Cloud Run injects $PORT and probes a TCP connect on it. The worker's existing metrics server (/healthz + /metrics) binds it — set WORKER_METRICS_BIND=0.0.0.0:$PORT, or rely on the worker auto-deriving 0.0.0.0:$PORT from PORT (v5.18+). No HTTP code is added for Cloud Run — the runtime reuses the observability surface it already exposes in-cluster.

Authentication

HopMechanism
Runtime → Pub/Sub sourceThe Cloud Run service account via Workload Identity (ADC). The SA is granted roles/pubsub.subscriber on the one subscription. No source secret in pod env.
Runtime → GCS spool bucketThe same SA via Workload Identity (ADC), granted roles/storage.objectAdmin on the one bucket. "Already-in-place trust" — no key file, no keychain hop.
Runtime → NoETL control planeOptional service-account bearer token: set NOETL_INTERNAL_API_TOKEN and the worker sends Authorization: Bearer <token> on every /api/* call (the same shape the system pool uses).

The runtime service account is least-privilege: two scoped role bindings (one subscription, one bucket), no project-wide roles, no exported key.

Store-and-forward spool on GCS

Under a downstream outage — for an out-of-cluster runtime, "downstream" is typically the control plane itself, unreachable over HTTPS — the runtime buffers to a GCS bucket via the gcs spool backend (noetl-tools v3.5+), the same Phase-4 engine: per-downstream circuit breaker, buffer_and_ack / hybrid durability, ordered replay (global / per_key / none), idempotency (idempotency_keymessage_id), dead-letter, and a retention/byte ceiling.
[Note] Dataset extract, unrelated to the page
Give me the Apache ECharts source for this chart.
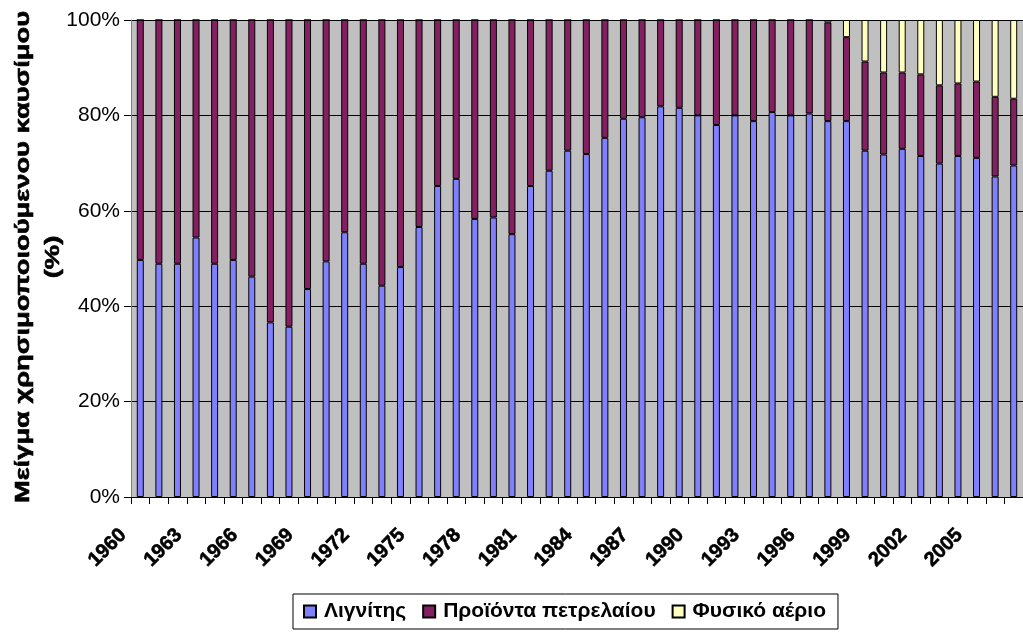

  • One bucket serves many subscriptions via object-name prefix, with a live/dlq split (<sub>/spool/ + <sub>/dlq/).
  • Items are keyed by zero-padded recv_seq, so a prefix-scoped list returns them in receive order — the cheap path for ordering: global.
  • put overwrites by name (idempotent on the key); delete treats 404 as success (idempotent GC after drain).
  • Circuit state is in-memory on Cloud Run (there is no in-cluster NATS KV to reach). A restart mid-outage re-probes from closed and re-opens on the next failure — correct, just without a persisted breaker phase. The GCS bucket itself is the durable buffer; persisting circuit phase to a server KV endpoint is a hardening follow-up.

Reachability

Cloud Run reaches the NoETL server over HTTPS. In production that is a public NoETL server (GKE Ingress / Cloud Run / load balancer with TLS). For proving the out-of-cluster path against a dev/kind server without exposing it, a secure tunnel (cloudflared tunnel --url http://localhost:8082) gives an ephemeral https://… URL to use as NOETL_SERVER_URL.

Deploy

The build + deploy + teardown recipe lives in noetl/ops automation/cloud-run/setup-gcp.sh (least-privilege SA + spool bucket + Pub/Sub source), deploy.sh (Cloud Build image + gcloud run deploy), teardown.sh, and a declarative service.yaml.

Cost

A pull runtime bills for one always-allocated instance (256Mi / 1 vCPU) while deployed; deleting the service stops it (scale-to-zero is not available for a pull listener). The spool bucket and Pub/Sub topic cost ~nothing when empty; the bucket carries a short lifecycle TTL as the orphan backstop.